Yo no era la única que tenía que tomar decisiones ante la crisis. En 2018, el año en el que escapé de mi país, cerca de 23 mil nicaragüenses solicitaron refugio en Costa Rica. La cifra solo aumenta cada vez más, en cuatro años la Dirección de Migración costarricense ha recibido 175 mil solicitudes de refugio, la mayoría de nicaragüenses como yo.
175 mil personas que empacamos nuestra realidad en una maleta, dejando atrás a la familia, los amigos, los planes y las ganas de vivir. Mujeres, jóvenes y muchas personas que no soñaban de pequeños con el exilio.
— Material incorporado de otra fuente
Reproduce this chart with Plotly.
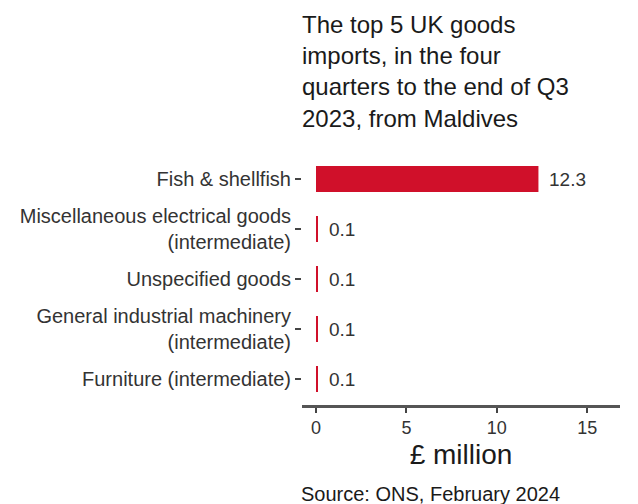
import plotly.graph_objects as go

categories = [
    "Fish & shellfish",
    "Miscellaneous electrical goods<br>(intermediate)",
    "Unspecified goods",
    "General industrial machinery<br>(intermediate)",
    "Furniture (intermediate)",
]
values = [12.3, 0.1, 0.1, 0.1, 0.1]
value_labels = ["12.3", "0.1", "0.1", "0.1", "0.1"]
x_ticks = [0, 5, 10, 15]

title_text = ("The top 5 UK goods<br>imports, in the four<br>"
              "quarters to the end of Q3<br>2023, from Maldives")

FONT = "Liberation Sans, Arial, sans-serif"
RED = "#d0102a"

fig = go.Figure()
fig.add_trace(go.Bar(
    x=values, y=categories, orientation="h",
    marker=dict(color=RED, line=dict(width=0)),
    width=0.52,
    hoverinfo="skip",
))

for v, c, t in zip(values, categories, value_labels):
    fig.add_annotation(x=v, y=c, text=t, showarrow=False, xanchor="left",
                       xshift=9, font=dict(family=FONT, size=19, color="#333333"))

fig.add_annotation(xref="paper", yref="paper", x=0.0, y=1.0, yshift=145,
                   xanchor="left", yanchor="top", align="left", xshift=-2,
                   text=title_text, showarrow=False,
                   font=dict(family=FONT, size=24, color="#1a1a1a"))

fig.add_annotation(xref="paper", yref="paper", x=0.0, y=0, yshift=-76,
                   xanchor="left", yanchor="top", align="left", xshift=-3,
                   text="Source: ONS, February 2024", showarrow=False,
                   font=dict(family=FONT, size=20, color="#1a1a1a"))

fig.update_layout(
    width=638, height=504,
    margin=dict(l=294, r=26, t=146, b=107),
    paper_bgcolor="white", plot_bgcolor="white",
    showlegend=False,
    font=dict(family=FONT, color="#333333"),
    xaxis=dict(
        range=[-0.774, 16.81], tickvals=x_ticks,
        showgrid=False, zeroline=False,
        showline=True, linecolor="#555555", linewidth=2.5,
        ticks="outside", ticklen=5, tickcolor="#444444", tickwidth=1.5,
        tickfont=dict(family=FONT, size=18, color="#333333"),
        title=dict(text="£ million", font=dict(family=FONT, size=28, color="#1a1a1a"), standoff=8),
        fixedrange=True,
    ),
    yaxis=dict(
        categoryorder="array", categoryarray=categories[::-1],
        range=[-0.52, 4.5],
        showgrid=False, zeroline=False, showline=False,
        ticks="outside", ticklen=6, tickcolor="#444444", tickwidth=1.5,
        tickfont=dict(family=FONT, size=20, color="#333333"),
        fixedrange=True,
    ),
)

fig.write_html("out.html")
Varios de ellos, seguramente, tomaron la decisión siendo adolescentes asustados como yo y que en ese entonces no entendían las implicaciones de cruzar las fronteras. Con la ingenuidad que solo tenés cuando todavía no podés tomar licor en cualquier parte del mundo.
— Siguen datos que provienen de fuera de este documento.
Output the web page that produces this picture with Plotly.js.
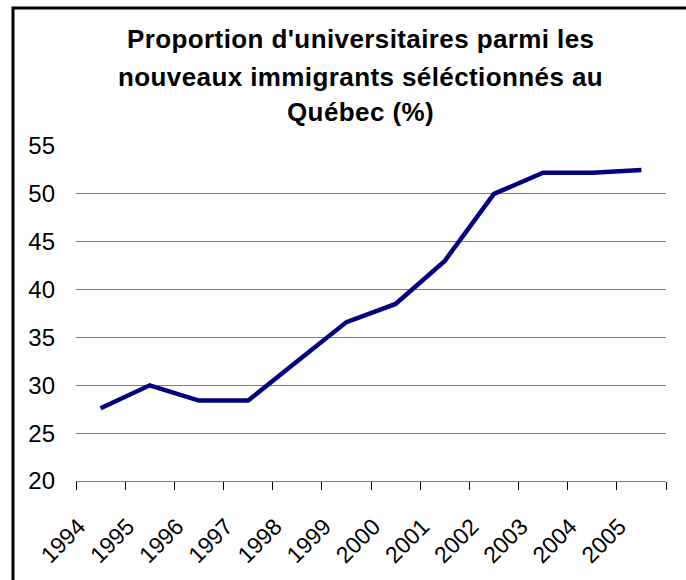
<!DOCTYPE html>
<html>
<head>
<meta charset="utf-8">
<script src="https://cdn.plot.ly/plotly-3.0.1.min.js"></script>
<style>
  body { margin: 0; background: #fff; }
  #plot { width: 686px; height: 580px; }
  .annotation-text { letter-spacing: 0.4px; }
</style>
</head>
<body>
<div id="plot"></div>
<script>
// data
const years = ['1994', '1995', '1996', '1997', '1998', '1999', '2000', '2001', '2002', '2003', '2004', '2005']
const share = [27.6, 30.0, 28.4, 28.4, 32.5, 36.6, 38.5, 43.0, 50.0, 52.2, 52.2, 52.5]
const titleLines = [
    "Proportion d'universitaires parmi les",
    'nouveaux immigrants séléctionnés au',
    'Québec (%)'
]
const titleY = [1.32, 1.205, 1.10]

const font = '"Liberation Sans", Arial, sans-serif'

const trace = {
    x: years,
    y: share,
    type: 'scatter',
    mode: 'lines',
    line: { color: '#000080', width: 4.5 },
    hoverinfo: 'x+y',
}

// one annotation per title line so the line spacing can match
const annotations = titleLines.map((t, i) => ({
    text: '<b>' + t + '</b>',
    xref: 'paper', yref: 'paper',
    x: 0.483, y: titleY[i],
    xanchor: 'center', yanchor: 'middle',
    showarrow: false,
    font: { family: font, size: 26, color: '#000' },
}))

const layout = {
    width: 686,
    height: 580,
    margin: { l: 76, r: 20, t: 146, b: 99 },
    paper_bgcolor: '#fff',
    plot_bgcolor: '#fff',
    showlegend: false,
    font: { family: font, size: 20, color: '#000' },
    xaxis: {
        type: 'category',
        range: [-0.5, 11.5],
        tickangle: -45,
        tickson: 'boundaries',
        ticks: 'outside',
        ticklen: 8,
        tickcolor: '#000',
        showline: true,
        linecolor: '#808080',
        linewidth: 1,
        showgrid: false,
        ticklabelstandoff: 22,
        ticklabelshift: -22,
        tickfont: { family: font, size: 23, color: '#000' },
    },
    yaxis: {
        range: [20, 55],
        dtick: 5,
        showline: false,
        zeroline: false,
        gridcolor: '#808080',
        gridwidth: 1,
        ticks: '',
        ticklabelstandoff: 20,
        tickfont: { family: font, size: 24, color: '#000' },
    },
    annotations: annotations,
    shapes: [{
        type: 'rect',
        xref: 'paper', yref: 'paper',
        x0: -0.1068, x1: 1.2,
        y0: -0.5, y1: 1.412,
        line: { color: '#000', width: 3 },
        fillcolor: 'rgba(0,0,0,0)',
        layer: 'below',
    }],
}

Plotly.newPlot('plot', [trace], layout, { displayModeBar: false, staticPlot: true })
</script>
</body>
</html>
Creo vehemente que aunque la academia puede intentar explicar la migración, sólo se entiende cuando la vivís en la piel. En 2018 leí testimonios intensos, analicé estadísticas y le pregunté a familiares que alguna vez también habían huído del país, pero fue hasta que me encontré viendo al vacío sin razón de ser en la capital de Costa Rica, fantaseando con regresar a mi hogar y sin poder hacerlo, que entendí el dolor que tanto advertían los expertos.
Bajo la misma premisa, los primeros meses se sintieron como un sueño. O más bien como una pesadilla. No lograba asimilar la realidad que enfrentaba y me negaba siquiera a nombrarme como exiliada. No comía ni vivía bien. Nada era suficientemente bueno para quitarme el velo del luto y los golpes solo seguían.
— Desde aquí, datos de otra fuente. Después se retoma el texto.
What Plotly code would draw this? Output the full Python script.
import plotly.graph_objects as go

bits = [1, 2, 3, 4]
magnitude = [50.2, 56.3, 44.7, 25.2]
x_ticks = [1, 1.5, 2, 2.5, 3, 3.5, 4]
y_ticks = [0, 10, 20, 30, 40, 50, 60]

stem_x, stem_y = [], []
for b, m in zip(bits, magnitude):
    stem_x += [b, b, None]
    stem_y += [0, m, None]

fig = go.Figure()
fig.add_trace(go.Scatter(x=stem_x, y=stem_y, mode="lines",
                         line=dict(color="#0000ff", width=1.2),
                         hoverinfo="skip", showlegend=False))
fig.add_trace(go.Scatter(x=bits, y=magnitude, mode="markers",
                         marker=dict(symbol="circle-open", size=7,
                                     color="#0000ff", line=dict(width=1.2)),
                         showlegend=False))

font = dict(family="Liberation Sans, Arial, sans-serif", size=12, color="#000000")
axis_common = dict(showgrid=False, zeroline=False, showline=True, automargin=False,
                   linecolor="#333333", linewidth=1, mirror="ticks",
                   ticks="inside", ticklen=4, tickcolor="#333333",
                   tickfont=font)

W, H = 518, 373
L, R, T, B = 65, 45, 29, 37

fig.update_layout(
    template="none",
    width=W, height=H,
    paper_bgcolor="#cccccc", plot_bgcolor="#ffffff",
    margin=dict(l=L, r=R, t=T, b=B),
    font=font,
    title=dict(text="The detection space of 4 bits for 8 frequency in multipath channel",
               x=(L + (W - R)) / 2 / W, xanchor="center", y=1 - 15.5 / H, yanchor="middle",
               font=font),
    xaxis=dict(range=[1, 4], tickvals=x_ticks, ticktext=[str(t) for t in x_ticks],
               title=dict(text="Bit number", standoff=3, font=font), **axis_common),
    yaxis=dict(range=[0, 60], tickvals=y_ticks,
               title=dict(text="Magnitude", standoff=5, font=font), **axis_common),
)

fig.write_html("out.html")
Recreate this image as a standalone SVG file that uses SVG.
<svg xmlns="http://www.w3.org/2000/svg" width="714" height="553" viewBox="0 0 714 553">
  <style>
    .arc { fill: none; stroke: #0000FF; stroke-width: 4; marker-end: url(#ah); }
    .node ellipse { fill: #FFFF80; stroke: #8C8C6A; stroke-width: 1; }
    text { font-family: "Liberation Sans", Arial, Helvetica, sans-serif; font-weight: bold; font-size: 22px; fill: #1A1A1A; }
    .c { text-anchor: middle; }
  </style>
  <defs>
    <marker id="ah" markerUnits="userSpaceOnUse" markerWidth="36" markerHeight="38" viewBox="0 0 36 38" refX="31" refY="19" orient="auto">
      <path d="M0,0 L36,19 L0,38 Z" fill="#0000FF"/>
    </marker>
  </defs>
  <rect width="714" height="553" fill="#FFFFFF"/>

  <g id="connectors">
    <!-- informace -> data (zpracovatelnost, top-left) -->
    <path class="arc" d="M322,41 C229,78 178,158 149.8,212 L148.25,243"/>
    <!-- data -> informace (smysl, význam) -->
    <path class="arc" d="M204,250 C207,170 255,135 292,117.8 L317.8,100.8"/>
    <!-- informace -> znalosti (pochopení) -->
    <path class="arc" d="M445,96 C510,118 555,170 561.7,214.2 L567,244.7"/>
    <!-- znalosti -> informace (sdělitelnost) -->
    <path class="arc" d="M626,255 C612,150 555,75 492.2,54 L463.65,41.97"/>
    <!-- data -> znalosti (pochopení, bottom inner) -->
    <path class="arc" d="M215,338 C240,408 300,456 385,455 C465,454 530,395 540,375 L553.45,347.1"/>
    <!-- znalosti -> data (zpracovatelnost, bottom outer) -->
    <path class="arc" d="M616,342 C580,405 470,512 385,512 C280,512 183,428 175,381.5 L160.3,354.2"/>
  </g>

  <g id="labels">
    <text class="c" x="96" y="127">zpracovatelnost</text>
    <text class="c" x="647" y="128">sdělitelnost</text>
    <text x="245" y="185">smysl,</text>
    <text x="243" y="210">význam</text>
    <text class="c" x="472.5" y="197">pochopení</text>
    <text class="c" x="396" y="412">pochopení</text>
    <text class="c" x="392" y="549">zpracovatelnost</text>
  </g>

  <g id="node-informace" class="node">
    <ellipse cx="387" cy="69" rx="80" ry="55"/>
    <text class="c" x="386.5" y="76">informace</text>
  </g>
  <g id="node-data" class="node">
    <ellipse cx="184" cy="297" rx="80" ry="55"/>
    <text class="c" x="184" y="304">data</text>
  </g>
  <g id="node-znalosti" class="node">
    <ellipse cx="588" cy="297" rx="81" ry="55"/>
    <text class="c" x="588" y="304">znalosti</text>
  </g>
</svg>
El trauma de la migración es algo que paraliza e imposibilita avanzar. Yo, por ejemplo, no volví a entrar a la universidad porque durante los primeros años en Costa Rica pensé que iba a regresar a Nicaragua en cualquier momento. Tengo amigas migrantes que, incluso, no querían solicitar la condición de refugio –y por lo tanto mantenían un estado irregular en el país– porque temían que la crisis acabara en cualquier momento y el proceso quedara a medias.
También necesité varios meses para entender la xenofobia que me ofrecía el nuevo país. A veces de formas agresivas, como cuando una funcionaria de migración me sugirió que si quería la residencia debía embarazarme porque al final “solo para eso sirven las nicas”. Y otras de formas paternalistas, como cuando costarricenses progresistas intentaban validar mi migración, porque era profesional y tuve los recursos para huir regularmente, pero minimizaban el camino de otros compatriotas que no tuvieron mi misma suerte.
Pese a la cercanía de ambos países, las relaciones entre Nicaragua y Costa Rica siempre han sido complicadas. Del lado costarricense hay un rechazo a la pobreza que representa el otro tras las guerras que hemos sufrido y del lado nicaragüense está el resentimiento histórico por todas las agresiones sufridas. Hay una combinación xenofóbica, clasista y racista que hace a los migrantes navegar en un limbo permanente de despertenencia.
Para los nicas el acento que adopté involuntariamente tras más de cuatro años de vivir en este país es un “claro rechazo a mis raíces”. Es ser malinchista y odiosa a lo que alguna vez fui. Aunque en realidad lo adopté para evitar las miradas abusivas y los comentarios ofensivos por no mencionar la “s” en este país.
Para muchos ticos, en cambio, los estereotipos los gobiernan. Hace años un Tinder Date me dijo que se alegraba mucho por mi carrera, pero que tenía que comprender el susto de conocer una nica que “no fuera empleada doméstica”. Varias de mis amigas migrantes que trabajaban en el sector turístico y trabajos domésticos me contaron para este artículo que han recibido ofertas de trabajos sexuales por parte de hombres costarricenses; “Igual las nicas son buenas en la cama”, le dijeron alguna vez a mi amiga.
Sería iluso decir que en Costa Rica ser migrantes nicaragüenses, mujeres y jóvenes no nos deja en un grado aún más grande de vulnerabilidad sistemática que nos golpea constantemente. Tampoco podría negar que, incluso desde esa posición, he vivido los privilegios de ser profesional y de tener una apariencia mucho más hegemónica a la de otras migrantes.
Por esos mismos privilegios, con el tiempo las líneas que me dividen entre nicas y ticos se han ido borrando lentamente. A unos saludo con pura vida y a otros con qué onda. Pero de repente, sin previo aviso, un trámite legal o una pregunta inadecuada me recuerda que “pertenecer” siempre será un derecho de aquellos que no nacieron en un país efervescente y que aunque hoy esté cómoda con mi vida, no fue una decisión voluntaria sino desesperada.
Hay un dolor migrante que nunca se cura y que persiste. Un recuerdo constante de que un día decidiste entre morir y malvivir y hoy estás viviendo una vida que aunque aprendiste a disfrutar, no elegiste. Hay un dolor en recordar que nunca podrás dar un solo concepto de hogar y que solo otros como vos entenderían. A veces ni eso. Migrar, de cualquier forma, duele.